Directive: Which lines in the material below contain the word "matplotlib"? Copy each of them.

[start of Collected material]

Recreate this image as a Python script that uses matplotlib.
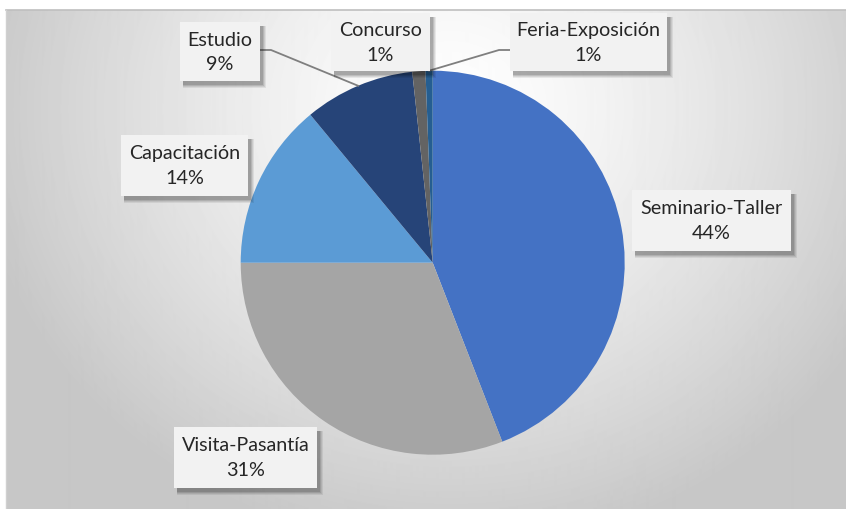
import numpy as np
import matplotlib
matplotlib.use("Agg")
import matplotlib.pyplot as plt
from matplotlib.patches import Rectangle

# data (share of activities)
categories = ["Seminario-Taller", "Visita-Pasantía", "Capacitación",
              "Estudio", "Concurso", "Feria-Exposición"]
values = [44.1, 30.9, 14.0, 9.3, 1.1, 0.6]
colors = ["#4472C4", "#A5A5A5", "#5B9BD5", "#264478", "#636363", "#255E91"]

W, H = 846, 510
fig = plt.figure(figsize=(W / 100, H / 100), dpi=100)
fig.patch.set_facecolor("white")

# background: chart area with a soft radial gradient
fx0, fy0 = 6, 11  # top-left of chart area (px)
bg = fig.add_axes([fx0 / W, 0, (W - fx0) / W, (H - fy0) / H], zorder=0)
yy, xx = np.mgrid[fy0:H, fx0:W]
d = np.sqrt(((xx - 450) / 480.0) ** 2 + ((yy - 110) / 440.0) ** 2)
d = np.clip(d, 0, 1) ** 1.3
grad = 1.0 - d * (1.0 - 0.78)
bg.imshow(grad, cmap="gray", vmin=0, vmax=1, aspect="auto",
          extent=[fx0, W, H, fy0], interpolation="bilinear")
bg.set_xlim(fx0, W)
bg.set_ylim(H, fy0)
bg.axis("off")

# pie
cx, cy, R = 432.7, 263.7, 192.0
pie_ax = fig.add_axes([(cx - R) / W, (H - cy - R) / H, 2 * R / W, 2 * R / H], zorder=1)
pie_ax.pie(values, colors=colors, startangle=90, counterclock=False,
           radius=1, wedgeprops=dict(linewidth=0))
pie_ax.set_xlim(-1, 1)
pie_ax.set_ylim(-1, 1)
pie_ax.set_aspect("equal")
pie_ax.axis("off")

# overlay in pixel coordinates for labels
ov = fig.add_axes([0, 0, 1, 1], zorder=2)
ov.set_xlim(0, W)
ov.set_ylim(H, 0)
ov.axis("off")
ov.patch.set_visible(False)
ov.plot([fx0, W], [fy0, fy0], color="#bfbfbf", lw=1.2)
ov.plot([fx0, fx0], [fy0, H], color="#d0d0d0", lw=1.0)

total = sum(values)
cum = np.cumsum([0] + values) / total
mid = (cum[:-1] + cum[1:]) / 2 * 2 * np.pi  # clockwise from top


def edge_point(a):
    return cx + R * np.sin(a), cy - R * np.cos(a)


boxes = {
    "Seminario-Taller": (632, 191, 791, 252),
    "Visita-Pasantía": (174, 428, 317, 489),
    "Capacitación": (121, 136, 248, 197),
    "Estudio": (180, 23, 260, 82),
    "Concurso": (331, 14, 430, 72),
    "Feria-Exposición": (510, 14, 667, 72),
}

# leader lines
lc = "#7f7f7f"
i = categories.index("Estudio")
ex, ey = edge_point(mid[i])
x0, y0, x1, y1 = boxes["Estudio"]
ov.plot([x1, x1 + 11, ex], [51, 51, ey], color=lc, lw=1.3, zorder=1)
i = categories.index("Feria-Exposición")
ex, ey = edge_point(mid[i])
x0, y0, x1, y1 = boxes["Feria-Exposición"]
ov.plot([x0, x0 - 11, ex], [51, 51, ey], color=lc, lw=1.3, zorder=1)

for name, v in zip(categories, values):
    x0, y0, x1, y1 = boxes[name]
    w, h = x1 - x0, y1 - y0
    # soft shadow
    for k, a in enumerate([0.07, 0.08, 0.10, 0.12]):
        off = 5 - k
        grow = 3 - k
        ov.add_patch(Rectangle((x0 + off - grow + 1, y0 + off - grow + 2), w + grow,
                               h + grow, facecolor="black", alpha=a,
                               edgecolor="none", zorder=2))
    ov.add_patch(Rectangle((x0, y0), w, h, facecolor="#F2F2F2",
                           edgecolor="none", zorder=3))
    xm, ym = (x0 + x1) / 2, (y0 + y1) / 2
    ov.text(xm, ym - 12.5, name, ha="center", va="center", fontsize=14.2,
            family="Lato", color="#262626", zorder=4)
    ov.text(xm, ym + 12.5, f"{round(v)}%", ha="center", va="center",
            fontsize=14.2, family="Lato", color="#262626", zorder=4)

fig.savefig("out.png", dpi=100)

[end of Collected material]

Task result:
Recreate this image as a Python script that uses matplotlib.
import matplotlib
matplotlib.use("Agg")
import matplotlib.pyplot as plt
from matplotlib.patches import Rectangle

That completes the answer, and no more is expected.